In 1979, he took part in the unofficial exhibition "Contemporary Art from Ukraine" (Munich — London — Paris — New York). In the same year, Vladimir Strelnikov emigrated to Germany under pressure from the Soviet special services, which persecuted him for organizing "apartment" exhibitions.

Strelnikov lives and works in Munich. Since 1990, he has been coming to Odesa.

The art of Vladimir Strelnikov is reflected in the landscape and environment of the Black Sea. His work reflects formal ties with ancient Slavic icons, as well as "stone women" found in the steppes of the Black Sea.

== Quotes ==
"For me in art, freedom has always been the most important thing." — Vladimir Leonidovich Strelnikov

“I'm amongst those artists about whom in the West they say: the one who walks alone.

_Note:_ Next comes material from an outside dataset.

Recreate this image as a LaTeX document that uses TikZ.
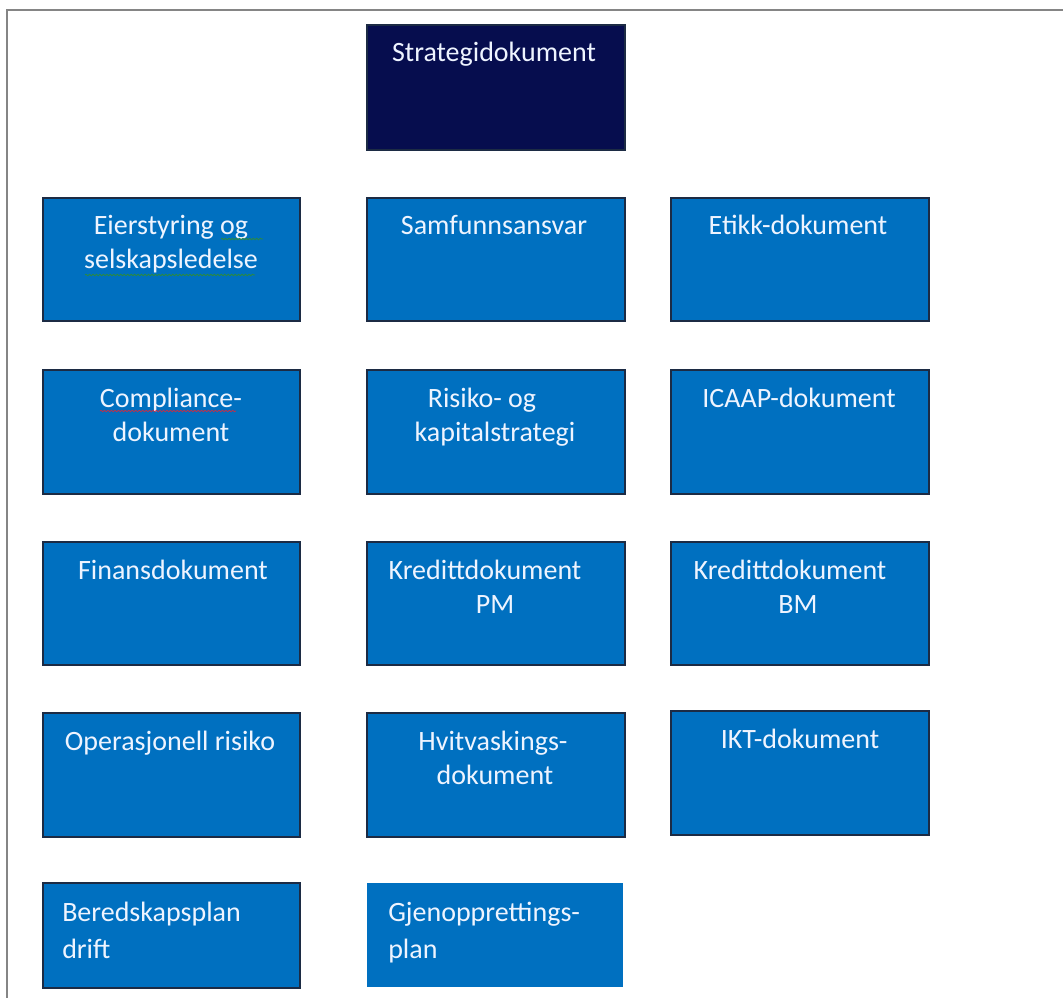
\documentclass[tikz,border=0pt]{standalone}
\usepackage{fontspec}
\setmainfont{Carlito}
\usetikzlibrary{fit,decorations.pathmorphing}
\definecolor{boxblue}{HTML}{0070C0}
\definecolor{navy}{HTML}{060D4E}
\definecolor{edgecol}{HTML}{1C2B44}
\definecolor{framecol}{HTML}{858585}
\definecolor{txt}{HTML}{EEF4FF}
\definecolor{spellgreen}{HTML}{2E8B3A}
\definecolor{spellred}{HTML}{C0304A}
\begin{document}
\begin{tikzpicture}[x=0.75pt,y=-0.75pt,
  docbox/.style={rectangle, fill=boxblue, draw=edgecol, line width=1.2pt, inner sep=0pt},
  topbox/.style={docbox, fill=navy},
  plainbox/.style={rectangle, fill=boxblue, inner sep=0pt},
  lbl/.style={anchor=base, inner sep=0pt, text=txt, font=\fontsize{21}{25}\selectfont},
  lbll/.style={lbl, anchor=base west},
  wavy/.style={decorate, decoration={snake, amplitude=0.55pt, segment length=2.6pt}, line width=0.6pt}]
\useasboundingbox (0,0) rectangle (1063,998);
\clip (0,0) rectangle (1063,998);
\fill[white] (0,0) rectangle (1063,998);
% frame
\draw[framecol, line width=2pt] (7,1010) -- (7,10) -- (1075,10);

% boxes
\node[topbox, fit={(367,25) (625,150)}] (s0) {};
\node[docbox, fit={(43,198) (300,321)}] (a1) {};
\node[docbox, fit={(367,198) (625,321)}] (b1) {};
\node[docbox, fit={(671,198) (929,321)}] (c1) {};
\node[docbox, fit={(43,370) (300,494)}] (a2) {};
\node[docbox, fit={(367,370) (625,494)}] (b2) {};
\node[docbox, fit={(671,370) (929,494)}] (c2) {};
\node[docbox, fit={(43,542) (300,665)}] (a3) {};
\node[docbox, fit={(367,542) (625,665)}] (b3) {};
\node[docbox, fit={(671,542) (929,665)}] (c3) {};
\node[docbox, fit={(43,713) (300,837)}] (a4) {};
\node[docbox, fit={(367,713) (625,837)}] (b4) {};
\node[docbox, fit={(671,711) (929,835)}] (c4) {};
\node[docbox, fit={(43,883) (300,988)}] (a5) {};
\node[plainbox, fit={(367,883) (623,987)}] (b5) {};

% labels
\node[lbl] (s0t) at (494,62) {Strategidokument};
\node[lbl] (a1t) at (171,235) {Eierstyring og};
\node[lbl] (a1u) at (171,269) {selskapsledelse};
\node[lbl] (b1t) at (494,235) {Samfunnsansvar};
\node[lbl] (c1t) at (798,235) {Etikk-dokument};
\node[lbl] (a2t) at (171,407) {Compliance-};
\node[lbl] (a2u) at (171,441) {dokument};
\node[lbl] (b2t) at (482,407) {Risiko- og};
\node[lbl] (b2u) at (495,441) {kapitalstrategi};
\node[lbl] (c2t) at (799,407) {ICAAP-dokument};
\node[lbl] (a3t) at (173,579) {Finansdokument};
\node[lbl] (b3t) at (485,579) {Kredittdokument};
\node[lbl] (b3u) at (495,613) {PM};
\node[lbl] (c3t) at (790,579) {Kredittdokument};
\node[lbl] (c3u) at (798,613) {BM};
\node[lbl] (a4t) at (170,750) {Operasjonell risiko};
\node[lbl] (b4t) at (493,750) {Hvitvaskings-};
\node[lbl] (b4u) at (495,784) {dokument};
\node[lbl] (c4t) at (800,748) {IKT-dokument};
\node[lbll] (a5t) at (62,921) {Beredskapsplan};
\node[lbll] (a5u) at (62,958) {drift};
\node[lbll] (b5t) at (388,921) {Gjenopprettings-};
\node[lbll] (b5u) at (388,958) {plan};

% spell-check underlines
\draw[wavy, spellgreen] (221,239) -- (263,239);
\draw[wavy, spellgreen] (85,275) -- (255,275);
\draw[wavy, spellred] (100,411) -- (236,411);
\end{tikzpicture}
\end{document}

One can surprise oneself, one can surprise others, but I am a slave, chained to a galley - I ought to create my own." — Vladimir Leonidovich Strelnikov

== Collections ==

=== Museums Collections ===
Source:
- Zimmerli Art Museum (New Jersey, United States)
- National Art Museum of Ukraine (Kyiv, Ukraine)
- Museum of Modern Art of Ukraine (Kyiv, Ukraine)
- Odesa Art Museum (Odesa, Ukraine)
- Museum of Odesa Modern Art (Odesa, Ukraine)
- Odesa State Literary Museum (Odesa, Ukraine)

== Awards ==

- 1993 – First Prize at the III International Biennale "IMPRESA - 93" (in the category of painting) (Ivano-Frankivsk, Ukraine)

== Interesting facts ==
Vladimir Strelnikov's grandfather taught calligraphy in Odesa.